Mother-and-daughter owners Lillian and Leisa Dent are closing their popular Southern cooking spot in Carle Place, LL Dent, after 13 years. On Feb. 1, they said they've simply grown tired of running the restaurant and aren't getting joy from it anymore, and that it is not bringing in enough money to make it profitable. Credit: Newsday / Alejandra Villa Loarca

Barbara Russo dropped by LL Dent Restaurant in Carle Place to pick up a large birthday cake she ordered for her husband, William — although he was born in September.

The Westbury couple pushed up the birthday celebration seven months, just so they could get William Russo’s favorite confection for the occasion — an angel food cake with pineapple filling and coconut frosting — before the restaurant closes for good Feb. 28.

“We’re celebrating his birthday this weekend,” Barbara Russo, 76, said as she waited for the freshly baked cake. “We’re having friends over tonight, tomorrow we’ll have it for a celebration with my daughter, and then on Sunday we’ll have it at a Super Bowl party.”

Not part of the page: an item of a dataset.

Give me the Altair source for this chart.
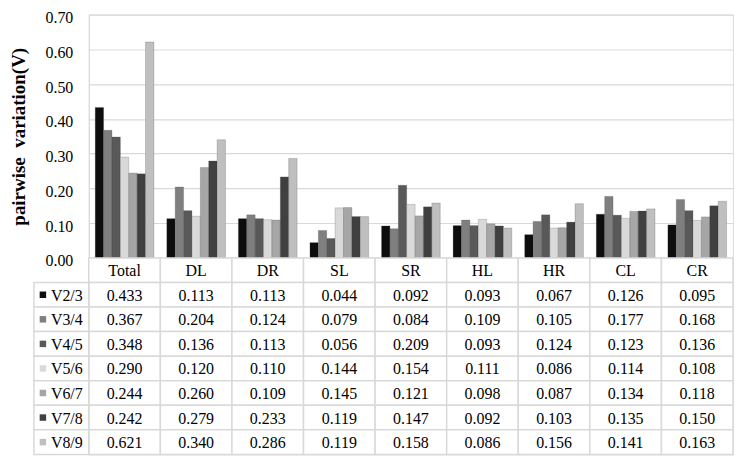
import altair as alt
import pandas as pd

categories = ["Total", "DL", "DR", "SL", "SR", "HL", "HR", "CL", "CR"]
series = ["V2/3", "V3/4", "V4/5", "V5/6", "V6/7", "V7/8", "V8/9"]
colors = ["#0d0d0d", "#7f7f7f", "#595959", "#d9d9d9", "#a6a6a6", "#404040", "#bfbfbf"]

v23 = [0.433, 0.113, 0.113, 0.044, 0.092, 0.093, 0.067, 0.126, 0.095]
v34 = [0.367, 0.204, 0.124, 0.079, 0.084, 0.109, 0.105, 0.177, 0.168]
v45 = [0.348, 0.136, 0.113, 0.056, 0.209, 0.093, 0.124, 0.123, 0.136]
v56 = [0.290, 0.120, 0.110, 0.144, 0.154, 0.111, 0.086, 0.114, 0.108]
v67 = [0.244, 0.260, 0.109, 0.145, 0.121, 0.098, 0.087, 0.134, 0.118]
v78 = [0.242, 0.279, 0.233, 0.119, 0.147, 0.092, 0.103, 0.135, 0.150]
v89 = [0.621, 0.340, 0.286, 0.119, 0.158, 0.086, 0.156, 0.141, 0.163]

y_ticks = [0.0, 0.1, 0.2, 0.3, 0.4, 0.5, 0.6, 0.7]

all_vals = [v23, v34, v45, v56, v67, v78, v89]
rows = []
for s, vals in zip(series, all_vals):
    for c, v in zip(categories, vals):
        rows.append({"cat": c, "series": s, "value": v, "label": f"{v:.3f}"})
df = pd.DataFrame(rows)

FONT = "Liberation Serif"
GRID = "#d9d9d9"
W = 646

color_scale = alt.Scale(domain=series, range=colors)

bars = alt.Chart(df).mark_bar(strokeWidth=0.6, stroke="#3a3a3a", strokeOpacity=0.35).encode(
    x=alt.X("cat:N", sort=categories, axis=None,
            scale=alt.Scale(paddingInner=0.18, paddingOuter=0.09)),
    xOffset=alt.XOffset("series:N", sort=series, scale=alt.Scale(paddingInner=0)),
    y=alt.Y("value:Q",
            scale=alt.Scale(domain=[0, 0.7], nice=False),
            axis=alt.Axis(values=y_ticks, format=".2f", title="pairwise\u00a0\u00a0variation(V)",
                          titleFont=FONT, titleFontSize=19, titleFontWeight="bold",
                          titleColor="black", titlePadding=16,
                          labelFont=FONT, labelFontSize=16, labelColor="black",
                          labelPadding=16, labelOffset=3, ticks=False, domainColor=GRID,
                          gridColor=GRID, gridWidth=1.2)),
    color=alt.Color("series:N", scale=color_scale, legend=None),
).properties(width=W, height=244)

# table
header = pd.DataFrame({"cat": categories, "row": ["_h"] * len(categories), "label": categories})
cells = pd.concat([header, df[["cat", "series", "label"]].rename(columns={"series": "row"})],
                  ignore_index=True)
row_domain = ["_h"] + series

xs = alt.X("cat:N", sort=categories, axis=None, scale=alt.Scale(paddingInner=0, paddingOuter=0))
ys = alt.Y("row:N", axis=None, scale=alt.Scale(domain=row_domain, paddingInner=0, paddingOuter=0))

cell_rects = alt.Chart(cells).mark_rect(fill="white", stroke=GRID, strokeWidth=1.5).encode(x=xs, y=ys)
cell_text = alt.Chart(cells).mark_text(font=FONT, fontSize=16, color="black", dy=1).encode(
    x=xs, y=ys, text="label:N")

lab = pd.DataFrame({"row": series})
lab_rects = alt.Chart(lab).mark_rect(fill="white", stroke=GRID, strokeWidth=1.5).encode(
    x=alt.value(-55), x2=alt.value(0), y=ys)
swatch = alt.Chart(lab).mark_square(size=42, opacity=1).encode(
    x=alt.value(-46), y=ys,
    color=alt.Color("row:N", scale=color_scale, legend=None))
lab_text = alt.Chart(lab).mark_text(font=FONT, fontSize=16, color="black", align="left", dy=1).encode(
    x=alt.value(-38), y=ys, text="row:N")

table = alt.layer(cell_rects, lab_rects, cell_text, swatch, lab_text).properties(width=W, height=197)

chart = alt.vconcat(bars, table, spacing=0, bounds="flush").resolve_scale(
    x="independent", y="independent", color="shared").properties(
    padding={"left": 1, "top": 0, "right": 0, "bottom": 0}
).configure_view(stroke=None).configure(background="white")

chart.save("out.html", embed_options={"renderer": "svg", "actions": False})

Barbara Russo was among dozens of LL Dent customers who packed the restaurant on that recent Friday, after learning days earlier that their favorite Southern-style eatery and popular fixture in the Carle Place community was being shuttered after 13 years. “These two women are the epitome of goodness,” Russo, a retired nurse, said of owners Lillian Dent and her daughter, Leisa Dent. “They make everyone feel like they’re at home here. My husband and I have also enjoyed their Southern fried chicken wings with baked macaroni on the side, and the grits.” She adds, “I’m Italian and food is of the essence [in her culture].”

The Dents say they decided to close the Old Country Road restaurant, featuring mostly soul food, after much soul searching.

Lillian Dent says the cost to run the restaurant was outpacing its relatively reasonable menu prices and she and Leisa didn’t want to raise them to make the business profitable again.

But Lillian Dent, 78, who lives in Roosevelt with Leisa, 57, says the main reason the LL Dent era is ending is she and Leisa no longer have an appetite for the restaurant.

LL Dent restaurant co-owner Lillian Dent serves Southern-style cooking, as...

LL Dent restaurant co-owner Lillian Dent serves Southern-style cooking, as she has for 13 years in Carle Place. But she says she has grown tired of running the business and plans to pursue an acting career. Credit: Newsday / Alejandra Villa Loarca

The mother-and-daughter team’s ties to food stem from Lillian’s roots in Evans, Georgia, where she grew up in a four-room house with six siblings. Her father, James Brooks, was a school bus driver who also worked in a grocery and her mother, Maude, was a homemaker who taught her to cook.

“We grew up in the country, so we grew up cooking and eating what we grew,” Lillian Dent recalls. The family cooking duties fell to her, so she had tired of cooking by the time the restaurant opened. Lillian worked the front of the house, Leisa handled the kitchen.

Leisa Dent was a personal chef to fellow Roosevelt High School graduate Eddie Murphy before being trained as a chef at the Culinary Institute of America and working as a Marriott corporate chef. It was Leisa’s dream to open a restaurant, her mother says.

Leisa Dent says a farewell party is being planned at the restaurant, but a date has not been set.

LL Dent restaurant co-owner Leisa Dent shares a laugh with customers...

LL Dent restaurant co-owner Leisa Dent shares a laugh with customers as she looks forward to the next chapter in her life. The business is closing Feb. 28. Credit: Newsday / Alejandra Villa Loarca

Both mother and daughter intend to pursue acting careers and other interests. While Leisa would be an acting novice, , Lillian Dent has already worked as an extra and had small roles on TV shows “Orange Is the New Black,” “Quantico” and ''Law & Order.”

    Dallas Dalby, 63, of Valley Stream, is a Realtor who has retired from retail sales and made LL Dent a second home since it opened. It’s become a tradition to meet retired friends there once a month for a Friday lunch that can last until dinnertime.

Dalby — and others who love the restaurant — wonders where he and his friends will lunch now  because there are no “comparable” spots to LL Dent, he said.

“We feel comfortable here,” Dalby said as he looked around the warm peach walls. They’re decorated with shelves lined with photographs of family and staff, and odds and ends such as a Georgia license plate and album covers from the ‘70s featuring such soul artists as Stevie Wonder, Curtis Mayfield and The Jackson Five.

Some of the notables who have visited LL Dent over the years include comedian Bill Bellamy and legendary radio broadcaster Bob Law, 79, of Westbury.

“Words can’t express the sorrow that we feel," Dalby said. “The food was good and the people were good.”

Town of North Hempstead Councilwoman Viviana Russell, who was also at the restaurant, added that it has been a “staple in the community” and there’s nothing else nearby that has “this complete Southern flair.”

“It’ll be sad to see them go,” Russell said of the Dents. “But at the same time, they’re at peace with their decision to move on.”